IGST Refunds under GST for zero-rated exports.
4. Let Export Order (LEO)
Once all checks are completed, Customs issues LEO, permitting loading of goods onto the vessel/aircraft.
5. Export General Manifest (EGM)
Filed by carrier (Section 41) post-shipment, confirming goods actually left the country.
EGM is necessary for claiming export incentives/refunds.
B. Key Export Documents
Document | Purpose |
Shipping Bill | Export declaration |
Commercial Invoice & Packing List | Value details |
Bill of Lading / Airway Bill | Transport evidence |
Export License / LUT / Bond | Authorization for restricted goods or tax-free exports |
Certificate of Origin | Trade agreement compliance |
Duty Drawback Statement | Refund claim |
Letter of Credit / Bank Realisation Certificate | Payment verification |
C. Allied Export Compliance
Export Promotion Schemes
Advance Authorization, EPCG, DFIA under FTP — governed by DGFT.
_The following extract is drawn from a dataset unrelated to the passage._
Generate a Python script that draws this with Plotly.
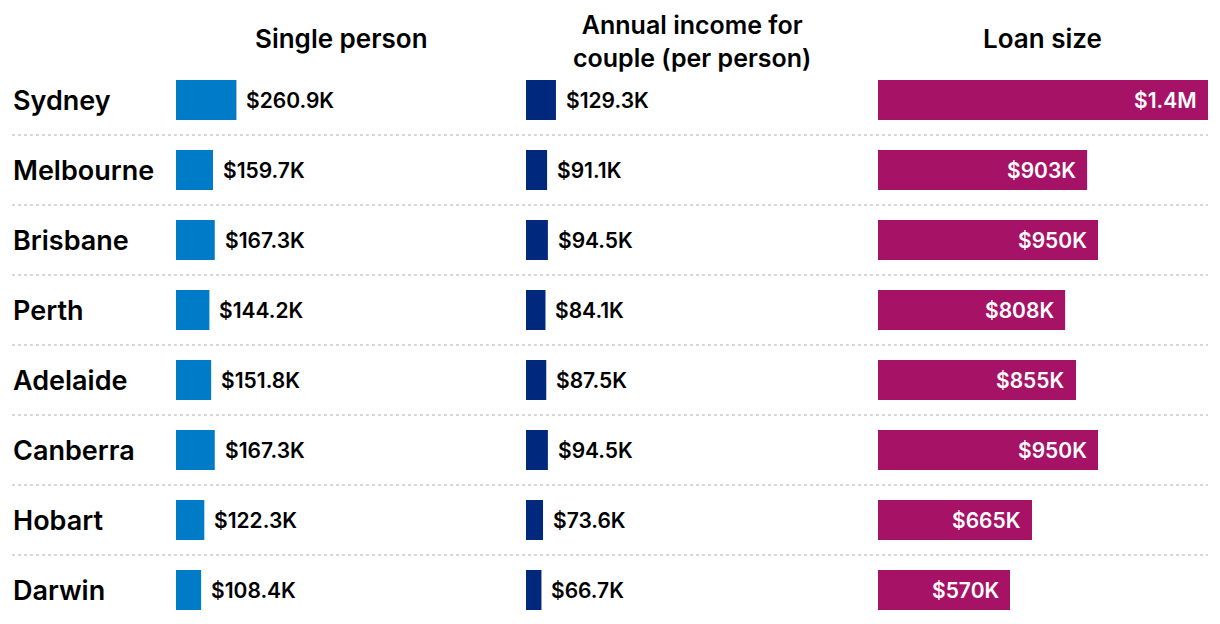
import plotly.graph_objects as go

cities = ["Sydney", "Melbourne", "Brisbane", "Perth", "Adelaide", "Canberra", "Hobart", "Darwin"]
single = [260.9, 159.7, 167.3, 144.2, 151.8, 167.3, 122.3, 108.4]
couple = [129.3, 91.1, 94.5, 84.1, 87.5, 94.5, 73.6, 66.7]
loan = [1425, 903, 950, 808, 855, 950, 665, 570]
single_labels = ["$260.9K", "$159.7K", "$167.3K", "$144.2K", "$151.8K", "$167.3K", "$122.3K", "$108.4K"]
couple_labels = ["$129.3K", "$91.1K", "$94.5K", "$84.1K", "$87.5K", "$94.5K", "$73.6K", "$66.7K"]
loan_labels = ["$1.4M", "$903K", "$950K", "$808K", "$855K", "$950K", "$665K", "$570K"]
headers = ["Single person", "Annual income for<br>couple (per person)", "Loan size"]

W, H = 1220, 624
OFF = 8  # page offset of the plot in the browser
FONT = "Inter"
scale = 0.2316  # px per $K
cols = [(176 - OFF, 500 - OFF), (526 - OFF, 860 - OFF), (878 - OFF, 1212 - OFF)]
colors = ["#007bc7", "#00297e", "#a61265"]
ys = list(range(len(cities)))
row0 = 100 - OFF
rowh = 70

fig = go.Figure()
series = [single, couple, loan]
for k, (vals, col) in enumerate(zip(series, colors)):
    fig.add_trace(go.Bar(
        x=vals, y=ys, orientation="h", marker=dict(color=col, line=dict(width=0)),
        width=40 / rowh, xaxis=f"x{k+1 if k else ''}", yaxis="y", hoverinfo="skip",
        showlegend=False,
    ))

ann = []
for i, c in enumerate(cities):
    ann.append(dict(x=(11 - OFF) / W, y=i, xref="paper", yref="y", text=c, showarrow=False,
                    xanchor="left", yanchor="middle",
                    font=dict(family=FONT, size=27, color="#000", weight=600)))
    ann.append(dict(x=single[i], y=i, xref="x", yref="y", text=single_labels[i], showarrow=False,
                    xanchor="left", yanchor="middle", xshift=8,
                    font=dict(family=FONT, size=21, color="#000", weight=600)))
    ann.append(dict(x=couple[i], y=i, xref="x2", yref="y", text=couple_labels[i], showarrow=False,
                    xanchor="left", yanchor="middle", xshift=8,
                    font=dict(family=FONT, size=21, color="#000", weight=600)))
    ann.append(dict(x=loan[i], y=i, xref="x3", yref="y", text=loan_labels[i], showarrow=False,
                    xanchor="right", yanchor="middle", xshift=-9,
                    font=dict(family=FONT, size=21, color="#fff", weight=600)))

hx = [341, 692, 1042]
for h, x in zip(headers, hx):
    if "<br>" in h:
        ann.append(dict(x=(x - OFF) / W, y=1, xref="paper", yref="paper", text=h,
                        showarrow=False, xanchor="center", yanchor="top",
                        font=dict(family=FONT, size=25, color="#000", weight=600)))
    else:
        ann.append(dict(x=(x - OFF) / W, y=1 - (38 - OFF) / H, xref="paper", yref="paper", text=h,
                        showarrow=False, xanchor="center", yanchor="middle",
                        font=dict(family=FONT, size=26, color="#000", weight=600)))

shapes = []
for i in range(len(cities) - 1):
    shapes.append(dict(type="line", xref="paper", yref="y", x0=(12 - OFF) / W, x1=(1208 - OFF) / W,
                       y0=i + 0.5, y1=i + 0.5, line=dict(color="#cccccc", width=1.5, dash="dot")))

layout = dict(
    width=W, height=H, margin=dict(l=0, r=0, t=0, b=0),
    paper_bgcolor="white", plot_bgcolor="white",
    barmode="overlay",
    yaxis=dict(range=[(H - row0) / rowh, -row0 / rowh], visible=False, domain=[0, 1]),
    annotations=ann, shapes=shapes,
)
for k, (a, b) in enumerate(cols):
    name = "xaxis" if k == 0 else f"xaxis{k+1}"
    layout[name] = dict(domain=[a / W, b / W], range=[0, (b - a) / scale], visible=False,
                        anchor="y", fixedrange=True)
fig.update_layout(**layout)
fig.write_html("out.html")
Customs ensures compliance before allowing benefits.
Prohibited / Restricted Exports
Prohibited: e.g., wildlife, antiques, narcotics.
Restricted: e.g., certain food grains, chemicals — require DGFT license.
Refund & Rebate Claims
Must be filed within prescribed time under Section 74/75 or Rule 96 of CGST Rules for IGST refund.
Post-export Audit
Customs may audit records to verify genuineness of export, valuation, and drawback claims.
6. Modernisation and Compliance Facilitation
India’s customs system is rapidly digitising for trade facilitation and transparency.
A. Major Reforms
ICEGATE / e-Sanchit – digital document filing and clearance.
Risk Management System (RMS) – selective inspection based on risk profiling.
Faceless Assessment (2020) – location-independent clearance to reduce human interface.
Authorised Economic Operator (AEO) Scheme – trusted trader status with simplified compliance.
Single Window Interface for Facilitating Trade (SWIFT) – unified clearance for multiple regulatory agencies.
Turant Customs Initiative – faster and paperless customs processing.
B. International Compliance Alignment
WTO Valuation Agreement, WCO SAFE Framework, and Trade Facilitation Agreement (TFA) integrated into Indian customs practice.
7. Offences, Penalties, and Adjudication
Nature of Non-Compliance | Relevant Section | Penalty / Consequence |
Improper import/export of goods | Confiscation of goods | |
Misdeclaration / undervaluation | Sec. 111(m) | Confiscation + fine |
Evasion of duty | Sec. 135 | Imprisonment up to 7 years |
Non-filing of Bills / Manifests | Monetary penalty | |
Violation of license conditions | Sec. 111(d) | Confiscation & penalty |
Non-compliance with warehousing rules | Sec. 72 | Duty demand + interest |
Adjudication by Assistant / Deputy / Joint / Additional Commissioner based on monetary limits, with appeals under:
Commissioner (Appeals) – Section 128
CESTAT – Section 129A
High Court / Supreme Court – on substantial questions of law.
8. Interaction with GST Regime
IGST on Imports: Collected along with customs duties (Section 3(7) of Customs Tariff Act).
Export as Zero-Rated Supply: Exporters can export under LUT (without tax) or pay IGST and claim refund.
Drawback & Refund Coordination: Dual compliance with Customs and GST authorities required.
9. Best Practices for Customs Compliance
Maintain Accurate Documentation – misclassification or valuation errors invite penalties.
Ensure Correct HSN Classification – reference WCO Explanatory Notes.
Adopt Digital Filing Systems (ICEGATE, e-Sanchit) for traceability.
Use AEO Programme – gain reduced inspections and faster clearances.
Stay Updated with Notifications / FTP Amendments.
Conduct Regular Internal Audits.
Engage Qualified Customs Brokers (Regulation 2018).
10. Conclusion
Customs compliance in India is no longer a mere fiscal formality — it is a strategic necessity integrating trade facilitation, transparency, and risk management.
For importers and exporters:
Every stage — from manifest filing to post-clearance audit — is governed by statutory provisions that must be meticulously followed.
With digital transformation and international alignment, compliance today demands both legal understanding and technological competence.
Ultimately, customs compliance ensures:
“Lawful trade, secure borders, and a competitive economy.”